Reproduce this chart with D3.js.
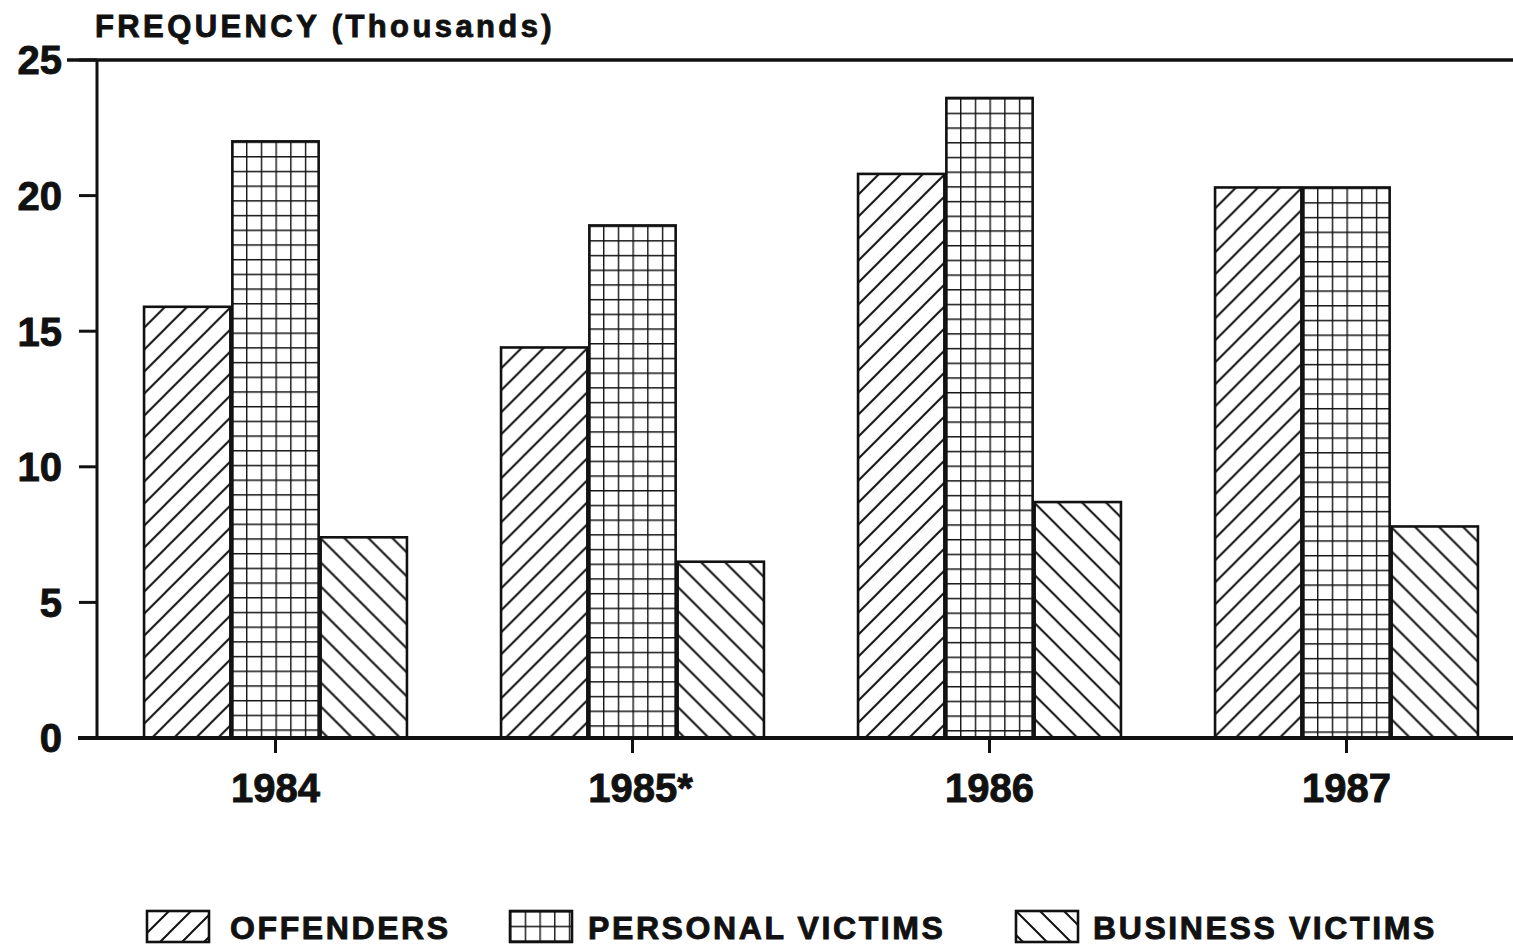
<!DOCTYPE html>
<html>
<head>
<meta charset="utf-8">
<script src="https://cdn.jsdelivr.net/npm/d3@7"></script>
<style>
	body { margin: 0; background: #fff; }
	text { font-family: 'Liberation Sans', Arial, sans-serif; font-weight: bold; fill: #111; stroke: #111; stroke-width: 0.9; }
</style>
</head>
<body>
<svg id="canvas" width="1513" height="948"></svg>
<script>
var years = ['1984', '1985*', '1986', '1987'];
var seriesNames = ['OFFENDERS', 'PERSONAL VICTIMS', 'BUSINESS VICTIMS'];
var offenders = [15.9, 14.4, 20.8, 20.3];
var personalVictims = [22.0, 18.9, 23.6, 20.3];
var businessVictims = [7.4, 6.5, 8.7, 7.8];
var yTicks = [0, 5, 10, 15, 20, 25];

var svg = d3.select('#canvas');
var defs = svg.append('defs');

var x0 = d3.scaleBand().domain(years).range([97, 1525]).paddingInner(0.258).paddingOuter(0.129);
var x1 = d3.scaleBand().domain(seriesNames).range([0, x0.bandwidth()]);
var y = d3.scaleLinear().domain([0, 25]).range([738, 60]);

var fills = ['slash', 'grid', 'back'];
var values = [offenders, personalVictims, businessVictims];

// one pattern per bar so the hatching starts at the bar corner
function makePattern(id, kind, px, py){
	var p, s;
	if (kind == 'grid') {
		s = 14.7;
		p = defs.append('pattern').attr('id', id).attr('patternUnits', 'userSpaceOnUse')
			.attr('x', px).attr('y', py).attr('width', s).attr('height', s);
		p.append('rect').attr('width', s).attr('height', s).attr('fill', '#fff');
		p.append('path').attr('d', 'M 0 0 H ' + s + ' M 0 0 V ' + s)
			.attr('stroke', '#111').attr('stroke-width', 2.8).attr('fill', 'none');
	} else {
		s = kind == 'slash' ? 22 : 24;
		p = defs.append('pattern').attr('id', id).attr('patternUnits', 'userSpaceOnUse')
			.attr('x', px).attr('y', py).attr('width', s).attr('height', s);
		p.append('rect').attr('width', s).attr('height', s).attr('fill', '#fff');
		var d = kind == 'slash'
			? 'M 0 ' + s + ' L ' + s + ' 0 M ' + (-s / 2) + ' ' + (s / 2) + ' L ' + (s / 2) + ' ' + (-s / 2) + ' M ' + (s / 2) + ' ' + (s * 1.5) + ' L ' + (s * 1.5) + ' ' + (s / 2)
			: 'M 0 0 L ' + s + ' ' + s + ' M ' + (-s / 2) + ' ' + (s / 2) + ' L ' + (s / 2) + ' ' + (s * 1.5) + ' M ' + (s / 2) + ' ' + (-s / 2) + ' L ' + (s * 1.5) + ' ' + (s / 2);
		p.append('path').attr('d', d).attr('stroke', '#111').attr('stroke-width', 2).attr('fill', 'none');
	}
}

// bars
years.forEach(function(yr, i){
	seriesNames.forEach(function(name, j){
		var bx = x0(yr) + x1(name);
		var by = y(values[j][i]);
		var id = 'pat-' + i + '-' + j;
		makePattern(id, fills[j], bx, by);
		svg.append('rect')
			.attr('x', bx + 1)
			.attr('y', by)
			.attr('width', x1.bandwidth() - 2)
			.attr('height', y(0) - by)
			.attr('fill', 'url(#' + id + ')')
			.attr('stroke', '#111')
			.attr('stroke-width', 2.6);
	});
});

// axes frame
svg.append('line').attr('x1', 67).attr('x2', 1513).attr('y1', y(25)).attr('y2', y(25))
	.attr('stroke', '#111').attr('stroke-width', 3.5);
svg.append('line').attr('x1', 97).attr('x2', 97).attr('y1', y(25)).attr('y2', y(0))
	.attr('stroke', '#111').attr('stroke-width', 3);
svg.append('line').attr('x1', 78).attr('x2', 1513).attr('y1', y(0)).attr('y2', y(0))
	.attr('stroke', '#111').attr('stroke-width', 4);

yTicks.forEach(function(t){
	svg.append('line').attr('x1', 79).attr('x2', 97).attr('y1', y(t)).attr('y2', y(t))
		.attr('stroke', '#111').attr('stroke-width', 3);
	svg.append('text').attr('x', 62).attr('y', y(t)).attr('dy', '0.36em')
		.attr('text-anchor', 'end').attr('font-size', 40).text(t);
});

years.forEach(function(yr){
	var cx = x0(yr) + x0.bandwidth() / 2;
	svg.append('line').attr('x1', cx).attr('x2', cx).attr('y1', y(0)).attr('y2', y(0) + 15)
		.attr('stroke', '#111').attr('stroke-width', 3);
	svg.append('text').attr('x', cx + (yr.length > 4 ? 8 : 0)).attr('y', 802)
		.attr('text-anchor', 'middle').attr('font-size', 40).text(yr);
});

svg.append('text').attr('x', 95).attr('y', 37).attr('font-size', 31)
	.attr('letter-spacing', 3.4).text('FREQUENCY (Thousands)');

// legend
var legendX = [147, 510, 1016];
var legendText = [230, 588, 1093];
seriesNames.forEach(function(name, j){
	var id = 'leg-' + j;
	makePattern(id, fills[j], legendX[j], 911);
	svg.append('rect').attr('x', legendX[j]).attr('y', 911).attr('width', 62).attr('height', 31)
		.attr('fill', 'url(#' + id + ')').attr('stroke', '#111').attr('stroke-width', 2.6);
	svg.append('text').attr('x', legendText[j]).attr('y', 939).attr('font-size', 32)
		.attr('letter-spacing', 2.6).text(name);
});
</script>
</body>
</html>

Task details
Would you return the data exactly as written, without the pictures?

Answer to the exercise
Reproduce this chart with D3.js.
<!DOCTYPE html>
<html>
<head>
<meta charset="utf-8">
<script src="https://cdn.jsdelivr.net/npm/d3@7"></script>
<style>
	body { margin: 0; background: #fff; }
	text { font-family: 'Liberation Sans', Arial, sans-serif; font-weight: bold; fill: #111; stroke: #111; stroke-width: 0.9; }
</style>
</head>
<body>
<svg id="canvas" width="1513" height="948"></svg>
<script>
var years = ['1984', '1985*', '1986', '1987'];
var seriesNames = ['OFFENDERS', 'PERSONAL VICTIMS', 'BUSINESS VICTIMS'];
var offenders = [15.9, 14.4, 20.8, 20.3];
var personalVictims = [22.0, 18.9, 23.6, 20.3];
var businessVictims = [7.4, 6.5, 8.7, 7.8];
var yTicks = [0, 5, 10, 15, 20, 25];

var svg = d3.select('#canvas');
var defs = svg.append('defs');

var x0 = d3.scaleBand().domain(years).range([97, 1525]).paddingInner(0.258).paddingOuter(0.129);
var x1 = d3.scaleBand().domain(seriesNames).range([0, x0.bandwidth()]);
var y = d3.scaleLinear().domain([0, 25]).range([738, 60]);

var fills = ['slash', 'grid', 'back'];
var values = [offenders, personalVictims, businessVictims];

// one pattern per bar so the hatching starts at the bar corner
function makePattern(id, kind, px, py){
	var p, s;
	if (kind == 'grid') {
		s = 14.7;
		p = defs.append('pattern').attr('id', id).attr('patternUnits', 'userSpaceOnUse')
			.attr('x', px).attr('y', py).attr('width', s).attr('height', s);
		p.append('rect').attr('width', s).attr('height', s).attr('fill', '#fff');
		p.append('path').attr('d', 'M 0 0 H ' + s + ' M 0 0 V ' + s)
			.attr('stroke', '#111').attr('stroke-width', 2.8).attr('fill', 'none');
	} else {
		s = kind == 'slash' ? 22 : 24;
		p = defs.append('pattern').attr('id', id).attr('patternUnits', 'userSpaceOnUse')
			.attr('x', px).attr('y', py).attr('width', s).attr('height', s);
		p.append('rect').attr('width', s).attr('height', s).attr('fill', '#fff');
		var d = kind == 'slash'
			? 'M 0 ' + s + ' L ' + s + ' 0 M ' + (-s / 2) + ' ' + (s / 2) + ' L ' + (s / 2) + ' ' + (-s / 2) + ' M ' + (s / 2) + ' ' + (s * 1.5) + ' L ' + (s * 1.5) + ' ' + (s / 2)
			: 'M 0 0 L ' + s + ' ' + s + ' M ' + (-s / 2) + ' ' + (s / 2) + ' L ' + (s / 2) + ' ' + (s * 1.5) + ' M ' + (s / 2) + ' ' + (-s / 2) + ' L ' + (s * 1.5) + ' ' + (s / 2);
		p.append('path').attr('d', d).attr('stroke', '#111').attr('stroke-width', 2).attr('fill', 'none');
	}
}

// bars
years.forEach(function(yr, i){
	seriesNames.forEach(function(name, j){
		var bx = x0(yr) + x1(name);
		var by = y(values[j][i]);
		var id = 'pat-' + i + '-' + j;
		makePattern(id, fills[j], bx, by);
		svg.append('rect')
			.attr('x', bx + 1)
			.attr('y', by)
			.attr('width', x1.bandwidth() - 2)
			.attr('height', y(0) - by)
			.attr('fill', 'url(#' + id + ')')
			.attr('stroke', '#111')
			.attr('stroke-width', 2.6);
	});
});

// axes frame
svg.append('line').attr('x1', 67).attr('x2', 1513).attr('y1', y(25)).attr('y2', y(25))
	.attr('stroke', '#111').attr('stroke-width', 3.5);
svg.append('line').attr('x1', 97).attr('x2', 97).attr('y1', y(25)).attr('y2', y(0))
	.attr('stroke', '#111').attr('stroke-width', 3);
svg.append('line').attr('x1', 78).attr('x2', 1513).attr('y1', y(0)).attr('y2', y(0))
	.attr('stroke', '#111').attr('stroke-width', 4);

yTicks.forEach(function(t){
	svg.append('line').attr('x1', 79).attr('x2', 97).attr('y1', y(t)).attr('y2', y(t))
		.attr('stroke', '#111').attr('stroke-width', 3);
	svg.append('text').attr('x', 62).attr('y', y(t)).attr('dy', '0.36em')
		.attr('text-anchor', 'end').attr('font-size', 40).text(t);
});

years.forEach(function(yr){
	var cx = x0(yr) + x0.bandwidth() / 2;
	svg.append('line').attr('x1', cx).attr('x2', cx).attr('y1', y(0)).attr('y2', y(0) + 15)
		.attr('stroke', '#111').attr('stroke-width', 3);
	svg.append('text').attr('x', cx + (yr.length > 4 ? 8 : 0)).attr('y', 802)
		.attr('text-anchor', 'middle').attr('font-size', 40).text(yr);
});

svg.append('text').attr('x', 95).attr('y', 37).attr('font-size', 31)
	.attr('letter-spacing', 3.4).text('FREQUENCY (Thousands)');

// legend
var legendX = [147, 510, 1016];
var legendText = [230, 588, 1093];
seriesNames.forEach(function(name, j){
	var id = 'leg-' + j;
	makePattern(id, fills[j], legendX[j], 911);
	svg.append('rect').attr('x', legendX[j]).attr('y', 911).attr('width', 62).attr('height', 31)
		.attr('fill', 'url(#' + id + ')').attr('stroke', '#111').attr('stroke-width', 2.6);
	svg.append('text').attr('x', legendText[j]).attr('y', 939).attr('font-size', 32)
		.attr('letter-spacing', 2.6).text(name);
});
</script>
</body>
</html>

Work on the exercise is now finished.